The constitution does not require that every minister be put in charge of a ministry; president and chancellor are free to install ministers without portfolio.

Ministers without portfolio are not a regular occurrence today, but the option is occasionally useful because most Austrian governments are coalition governments; there has not been a single-party cabinet since 1971.
The size of a coalition government does not always depend on the number of available ministries alone.
In many governments, the relative strengths of the two parties in the National Council call for a seat ratio in the cabinet that is difficult to approximate with the ministries at hand; a supernumerary minister or two can help reach the necessary compromise.

Another factor is that different parties cater to different constituencies and therefore demand different areas of responsibility, meaning that the division of responsibilities into portfolios (Ressortaufteilung) is highly political.
As a consequence, responsibilities keep being shuffled around; ministries are created, dissolved, merged into others, or split in two – usually once per election cycle, sometimes twice or more.
A minister designated to lead a ministry that does not yet exist can be made a minister without portfolio for the time being.
A typical but notable example is Herta Firnberg, a member of the first Kreisky government. Kreisky had decided to create a Ministry of Women's Affairs. Since creating a new ministry requires a statute to be enacted and promulgated, several weeks would pass between Kreisky taking office and the ministry becoming available. The designated minister – Firnberg – was made a minister without portfolio for the duration of the transitional period.

=== Chancellery ministers ===

Instead of a ministry, ministers can also be put in charge of a section (Sektion) of the Chancellery, the ministry led by the chancellor. Ministers leading Chancellery sections are commonly called "ministers in the Chancellery" ("Minister im Kanzleramt") or "Chancellery ministers" ("Kanzleramtsminister") for short, although neither expression appears in the constitution.
The difference between ministers leading ministries and ministers leading Chancellery sections is mostly aesthetic.
One the one hand, being the head of a ministry is obviously more prestigious than being the head of merely part of one. A second factor is that Chancellery sections, unlike ministries, can be created or dissolved without involving the legislature and so tend to be naturally more ephemeral.
As a result, Chancellery ministers can be considered politically junior to regular ministers.
On the other hand, Chancellery ministers are supreme executive organs within their respective domains just like regular ministers.

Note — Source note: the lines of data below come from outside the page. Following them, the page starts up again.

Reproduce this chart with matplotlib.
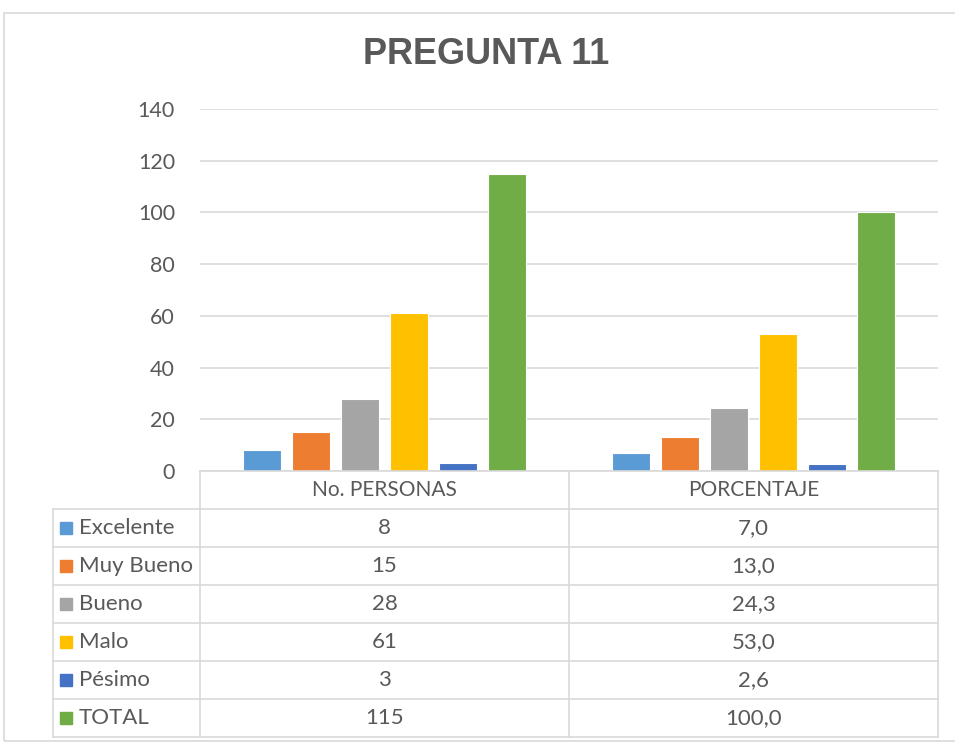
import numpy as np
import matplotlib.pyplot as plt
from matplotlib.patches import Rectangle

# datos
categorias = ["No. PERSONAS", "PORCENTAJE"]
series = ["Excelente", "Muy Bueno", "Bueno", "Malo", "Pésimo", "TOTAL"]
personas = [8, 15, 28, 61, 3, 115]
porcentaje = [7.0, 13.0, 24.3, 53.0, 2.6, 100.0]
colores = ["#5B9BD5", "#ED7D31", "#A5A5A5", "#FFC000", "#4472C4", "#70AD47"]

W, H = 955, 742
gris = "#595959"
linea = "#D9D9D9"
fuente = "Lato"

fig = plt.figure(figsize=(W / 100, H / 100), dpi=100)

def fx(px):
    return px / W

def fy(py):
    return 1 - py / H

# borde exterior del grafico
fig.patches.append(Rectangle((fx(4), fy(741)), fx(960) - fx(4), fy(13) - fy(741),
                             transform=fig.transFigure, fill=False,
                             edgecolor=linea, lw=1.2))

# area de trazado
x0, x1 = 200, 938
ytop, ybot = 109, 471
ax = fig.add_axes([fx(x0), fy(ybot), fx(x1) - fx(x0), fy(ytop) - fy(ybot)])
ax.set_xlim(0, 2)
ax.set_ylim(0, 140)
ax.set_yticks(np.arange(0, 141, 20))
ax.grid(axis="y", color=linea, lw=1.2)
ax.set_axisbelow(True)
for s in ax.spines.values():
    s.set_visible(False)
ax.set_xticks([])
ax.tick_params(axis="y", length=0, pad=18, labelsize=15.5, labelcolor=gris)
for t in ax.get_yticklabels():
    t.set_fontfamily(fuente)

valores = np.array([personas, porcentaje])
n = len(series)
paso = 49 / 369
ancho = 38 / 369
for i in range(n):
    xs = np.arange(2) + 0.5 + (i - (n - 1) / 2) * paso
    ax.bar(xs, valores[:, i], width=ancho, color=colores[i], edgecolor="white", lw=0.8)

# tabla de datos
fila_h = 38
y_cab = ybot
cols = [53, x0, 569, x1]
filas_y = [y_cab + fila_h * k for k in range(n + 2)]

def hline(y, xa, xb):
    fig.add_artist(plt.Line2D([fx(xa), fx(xb)], [fy(y), fy(y)], color=linea, lw=1.2,
                              transform=fig.transFigure))

def vline(x, ya, yb):
    fig.add_artist(plt.Line2D([fx(x), fx(x)], [fy(ya), fy(yb)], color=linea, lw=1.2,
                              transform=fig.transFigure))

hline(filas_y[0], x0, x1)
for y in filas_y[1:]:
    hline(y, cols[0], x1)
vline(cols[0], filas_y[1], filas_y[-1])
for x in cols[1:]:
    vline(x, filas_y[0], filas_y[-1])

# encabezados
for j, c in enumerate(categorias):
    cx = (cols[j + 1] + cols[j + 2]) / 2
    fig.text(fx(cx), fy(y_cab + fila_h / 2), c, ha="center", va="center",
             fontsize=15, color=gris, family=fuente)

for i, s in enumerate(series):
    cy = filas_y[i + 1] + fila_h / 2
    fig.patches.append(Rectangle((fx(60), fy(cy + 6)), fx(12), fy(0) - fy(12),
                                 transform=fig.transFigure, color=colores[i]))
    fig.text(fx(79), fy(cy), s, ha="left", va="center", fontsize=16, color=gris, family=fuente)
    fig.text(fx((cols[1] + cols[2]) / 2), fy(cy), f"{personas[i]}", ha="center", va="center",
             fontsize=16, color=gris, family=fuente)
    fig.text(fx((cols[2] + cols[3]) / 2), fy(cy), f"{porcentaje[i]:.1f}".replace(".", ","),
             ha="center", va="center", fontsize=16, color=gris, family=fuente)

# titulo
fig.text(fx(486), fy(55), "PREGUNTA 11", ha="center", va="center", fontsize=26,
         fontweight="bold", color=gris, family="Liberation Sans")

fig.savefig("out.png", dpi=100, facecolor="white")
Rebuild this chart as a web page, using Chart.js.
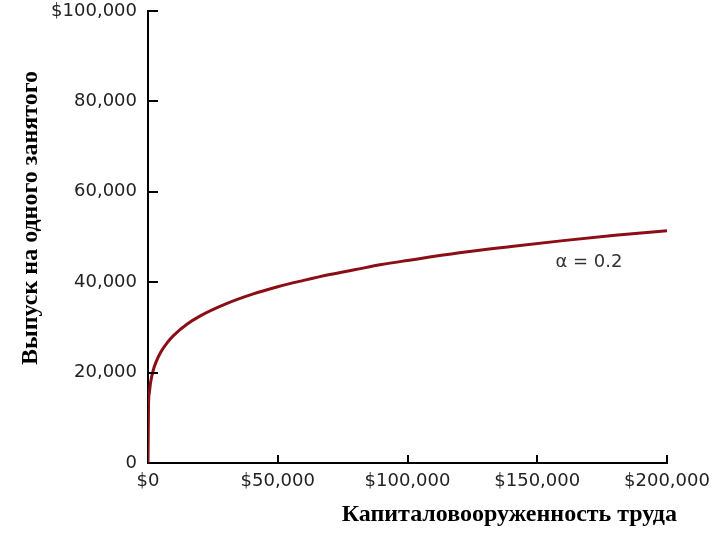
<!DOCTYPE html>
<html><head><meta charset="utf-8">
<script src="https://cdn.jsdelivr.net/npm/chart.js@4/dist/chart.umd.min.js"></script>
<style>html,body{margin:0;padding:0;background:#fff}#wrap{width:720px;height:540px}</style>
</head><body><div id="wrap"><canvas id="c" width="720" height="540"></canvas></div>
<script>
// Capital per worker (x) and output per worker (y)
const capitalPerWorker = [0, 200, 500, 1000, 2000, 3000, 5000, 7500, 10000, 15000, 20000, 30000, 40000, 50000, 60000, 70000, 80000, 90000, 100000, 120000, 140000, 160000, 180000, 200000];
const outputPerWorker  = [0, 12900, 15500, 17800, 20500, 22200, 24600, 26700, 28300, 30700, 32500, 35200, 37300, 39000, 40400, 41700, 42800, 43900, 44800, 46500, 47900, 49200, 50400, 51400];
const xTickValues = [0, 50000, 100000, 150000, 200000];
const xTickLabels = ["$0", "$50,000", "$100,000", "$150,000", "$200,000"];
const yTickValues = [0, 20000, 40000, 60000, 80000, 100000];
const yTickLabels = ["0", "20,000", "40,000", "60,000", "80,000", "$100,000"];
const xTitle = "Капиталовооруженность труда";
const yTitle = "Выпуск на одного занятого";
const curveLabel = "α = 0.2";

const points = capitalPerWorker.map((k, i) => ({x: k, y: outputPerWorker[i]}));

const extras = {
  id: 'extras',
  afterDraw(chart) {
    const ctx = chart.ctx, xs = chart.scales.x, ys = chart.scales.y;
    ctx.save();
    ctx.strokeStyle = '#000';
    ctx.lineWidth = 2;
    // inward tick marks
    yTickValues.forEach(v => {
      if (v === 0) return;
      const p = Math.round(ys.getPixelForValue(v));
      ctx.beginPath(); ctx.moveTo(xs.left, p); ctx.lineTo(xs.left + 10, p); ctx.stroke();
    });
    xTickValues.forEach(v => {
      if (v === 0) return;
      const p = Math.round(xs.getPixelForValue(v));
      ctx.beginPath(); ctx.moveTo(p, ys.bottom); ctx.lineTo(p, ys.bottom - 8); ctx.stroke();
    });
    // axis titles
    ctx.fillStyle = '#000';
    ctx.font = 'bold 24px "Liberation Serif", "DejaVu Serif", serif';
    ctx.textAlign = 'right'; ctx.textBaseline = 'middle';
    ctx.fillText(xTitle, 677, 515);
    ctx.save();
    ctx.translate(31, 218);
    ctx.rotate(-Math.PI / 2);
    ctx.textAlign = 'center';
    ctx.fillText(yTitle, 0, 0);
    ctx.restore();
    // curve label
    ctx.fillStyle = '#333';
    ctx.font = '18px "DejaVu Sans", sans-serif';
    ctx.textAlign = 'left';
    ctx.fillText(curveLabel, xs.getPixelForValue(157000), ys.getPixelForValue(44500));
    ctx.restore();
  }
};

new Chart(document.getElementById('c'), {
  type: 'scatter',
  data: { datasets: [{
    data: points, showLine: true, borderColor: '#8b0e16', borderWidth: 3,
    pointRadius: 0, tension: 0.3, cubicInterpolationMode: 'monotone'
  }]},
  options: {
    responsive: false, animation: false, devicePixelRatio: 1,
    layout: { padding: { top: 11, right: 53, left: 0, bottom: 0 } },
    plugins: { legend: { display: false }, tooltip: { enabled: false } },
    scales: {
      x: {
        type: 'linear', min: 0, max: 200000,
        afterFit(s) { s.height = 77; s.paddingLeft = 0; s.paddingRight = 0; },
        afterBuildTicks(s) { s.ticks = xTickValues.map(v => ({value: v})); },
        grid: { display: false },
        border: { display: true, color: '#000', width: 2 },
        ticks: { padding: 0, color: '#222', font: { family: '"DejaVu Sans", sans-serif', size: 18 },
          maxRotation: 0, autoSkip: false,
          callback: (v) => xTickLabels[xTickValues.indexOf(v)] }
      },
      y: {
        type: 'linear', min: 0, max: 100000,
        afterFit(s) { s.width = 148; s.paddingTop = 0; s.paddingBottom = 0; },
        afterBuildTicks(s) { s.ticks = yTickValues.map(v => ({value: v})); },
        grid: { display: false },
        border: { display: true, color: '#000', width: 2 },
        ticks: { padding: 3, color: '#222', font: { family: '"DejaVu Sans", sans-serif', size: 18 },
          autoSkip: false,
          callback: (v) => yTickLabels[yTickValues.indexOf(v)] }
      }
    }
  },
  plugins: [extras]
});
</script></body></html>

Even though the chancellor can create Chancellery sections without having to wait for statutes to be passed and promulgated, the process can take time. As a result, Chancellery ministers too sometimes start their tenures in the cabinet as ministers without portfolio. As of September 2018, the most recent example is Gernot Blümel, minister of European affairs, the Art, Culture and the Media in the First Kurz government.
Blümel was first sworn in as a minister without portfolio on December 18, 2017, then sworn in again as a Chancellery minister on January 8, 2018.